◆ WHAT IS ASKED ◆
Find the word "that" in the listing; pull out each line holding it.

◆ DATA PROVIDED ◆
==========

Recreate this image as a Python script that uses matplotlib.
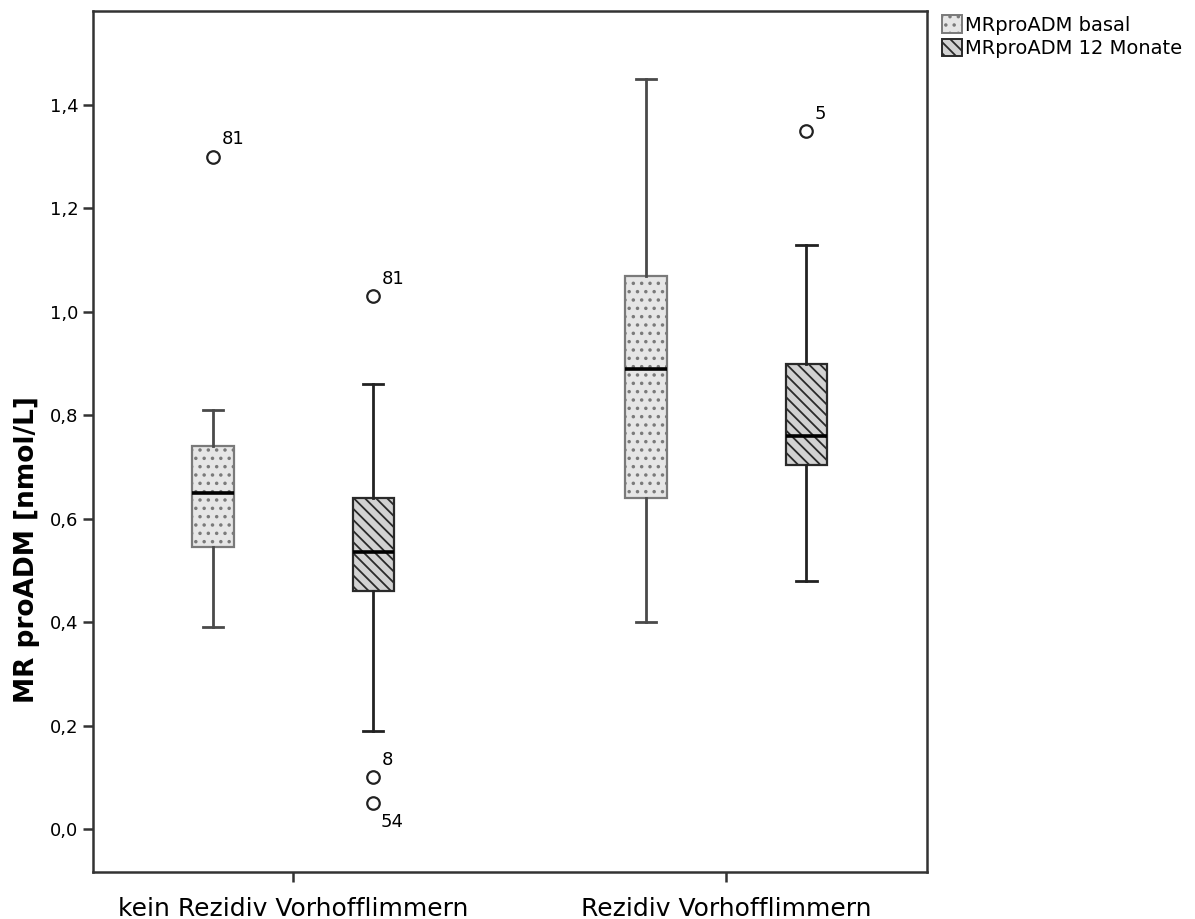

==========

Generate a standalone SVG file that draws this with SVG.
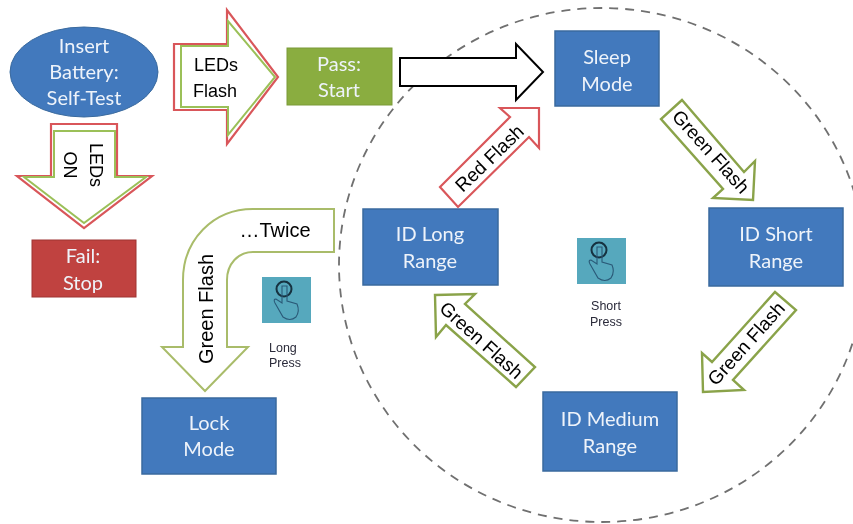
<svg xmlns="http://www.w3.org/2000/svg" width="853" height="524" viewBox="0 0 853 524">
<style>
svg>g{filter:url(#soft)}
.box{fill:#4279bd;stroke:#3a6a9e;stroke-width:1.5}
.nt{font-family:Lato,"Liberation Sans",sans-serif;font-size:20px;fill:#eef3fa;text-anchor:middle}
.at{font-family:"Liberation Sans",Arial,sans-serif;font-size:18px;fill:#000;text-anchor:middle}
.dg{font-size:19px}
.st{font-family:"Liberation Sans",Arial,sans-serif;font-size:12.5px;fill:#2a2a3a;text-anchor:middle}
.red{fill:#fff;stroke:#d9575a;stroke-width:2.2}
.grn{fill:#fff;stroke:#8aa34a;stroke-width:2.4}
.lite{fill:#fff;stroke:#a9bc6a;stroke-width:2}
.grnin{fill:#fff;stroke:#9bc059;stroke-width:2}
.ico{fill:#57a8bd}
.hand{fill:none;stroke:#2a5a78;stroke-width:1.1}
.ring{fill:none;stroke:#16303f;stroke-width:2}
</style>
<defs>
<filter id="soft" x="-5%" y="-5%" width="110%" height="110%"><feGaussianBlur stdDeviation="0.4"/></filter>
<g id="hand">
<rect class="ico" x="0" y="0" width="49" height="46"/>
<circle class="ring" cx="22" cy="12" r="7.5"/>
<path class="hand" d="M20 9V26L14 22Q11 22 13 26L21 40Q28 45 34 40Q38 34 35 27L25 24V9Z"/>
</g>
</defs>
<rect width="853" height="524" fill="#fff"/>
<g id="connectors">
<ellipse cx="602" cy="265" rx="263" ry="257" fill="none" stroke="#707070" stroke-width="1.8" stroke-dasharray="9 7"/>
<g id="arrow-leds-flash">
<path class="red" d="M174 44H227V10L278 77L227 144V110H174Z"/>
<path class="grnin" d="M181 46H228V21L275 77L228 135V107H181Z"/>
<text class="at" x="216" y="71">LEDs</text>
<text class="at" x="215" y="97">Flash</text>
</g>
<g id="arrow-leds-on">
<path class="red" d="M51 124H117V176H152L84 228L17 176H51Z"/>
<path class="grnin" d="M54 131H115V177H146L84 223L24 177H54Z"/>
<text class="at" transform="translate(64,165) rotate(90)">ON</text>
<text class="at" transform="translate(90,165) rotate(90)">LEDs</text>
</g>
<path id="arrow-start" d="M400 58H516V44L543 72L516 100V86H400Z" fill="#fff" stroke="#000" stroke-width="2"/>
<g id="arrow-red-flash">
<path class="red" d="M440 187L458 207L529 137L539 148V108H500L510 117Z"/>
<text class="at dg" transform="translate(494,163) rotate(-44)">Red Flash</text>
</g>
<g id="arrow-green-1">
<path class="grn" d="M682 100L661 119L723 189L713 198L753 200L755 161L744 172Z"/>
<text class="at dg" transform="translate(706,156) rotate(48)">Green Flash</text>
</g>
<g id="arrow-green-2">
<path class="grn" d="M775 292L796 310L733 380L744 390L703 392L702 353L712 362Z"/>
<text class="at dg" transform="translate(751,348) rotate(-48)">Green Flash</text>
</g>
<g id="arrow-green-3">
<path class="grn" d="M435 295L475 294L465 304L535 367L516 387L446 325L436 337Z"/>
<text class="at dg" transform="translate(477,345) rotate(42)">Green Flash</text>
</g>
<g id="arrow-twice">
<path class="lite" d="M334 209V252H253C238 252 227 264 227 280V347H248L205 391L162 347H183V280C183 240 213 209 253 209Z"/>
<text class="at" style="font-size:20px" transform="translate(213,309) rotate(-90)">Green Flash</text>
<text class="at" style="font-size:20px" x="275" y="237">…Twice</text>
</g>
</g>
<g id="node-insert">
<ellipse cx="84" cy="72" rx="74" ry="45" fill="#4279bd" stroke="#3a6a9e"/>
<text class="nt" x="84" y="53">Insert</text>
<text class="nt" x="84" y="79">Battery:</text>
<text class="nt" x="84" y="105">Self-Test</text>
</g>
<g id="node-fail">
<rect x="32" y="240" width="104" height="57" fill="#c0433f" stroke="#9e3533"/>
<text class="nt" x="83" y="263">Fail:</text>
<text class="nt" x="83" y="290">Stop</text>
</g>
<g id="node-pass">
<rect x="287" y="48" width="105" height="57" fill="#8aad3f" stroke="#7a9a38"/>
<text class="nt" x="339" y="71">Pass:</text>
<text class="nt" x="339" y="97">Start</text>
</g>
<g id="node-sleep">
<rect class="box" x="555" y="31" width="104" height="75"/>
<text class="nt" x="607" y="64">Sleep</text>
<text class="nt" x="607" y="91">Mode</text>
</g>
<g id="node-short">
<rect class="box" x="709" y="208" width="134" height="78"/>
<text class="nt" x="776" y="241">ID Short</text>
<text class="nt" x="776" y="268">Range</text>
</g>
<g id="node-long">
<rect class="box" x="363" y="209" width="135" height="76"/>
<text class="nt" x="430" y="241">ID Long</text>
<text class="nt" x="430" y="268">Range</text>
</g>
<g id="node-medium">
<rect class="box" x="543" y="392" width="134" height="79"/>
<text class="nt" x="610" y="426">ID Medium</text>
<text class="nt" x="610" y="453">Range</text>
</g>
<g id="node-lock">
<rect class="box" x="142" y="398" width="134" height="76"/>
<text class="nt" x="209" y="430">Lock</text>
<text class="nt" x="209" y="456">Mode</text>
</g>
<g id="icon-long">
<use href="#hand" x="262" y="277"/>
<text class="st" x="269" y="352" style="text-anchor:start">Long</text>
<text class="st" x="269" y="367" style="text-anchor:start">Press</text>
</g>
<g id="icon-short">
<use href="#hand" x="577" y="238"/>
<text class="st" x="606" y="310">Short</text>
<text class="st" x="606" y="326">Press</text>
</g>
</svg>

==========

◆ ANSWER TO THIS EXERCISE ◆
Recreate this image as a Python script that uses matplotlib.
Generate a standalone SVG file that draws this with SVG.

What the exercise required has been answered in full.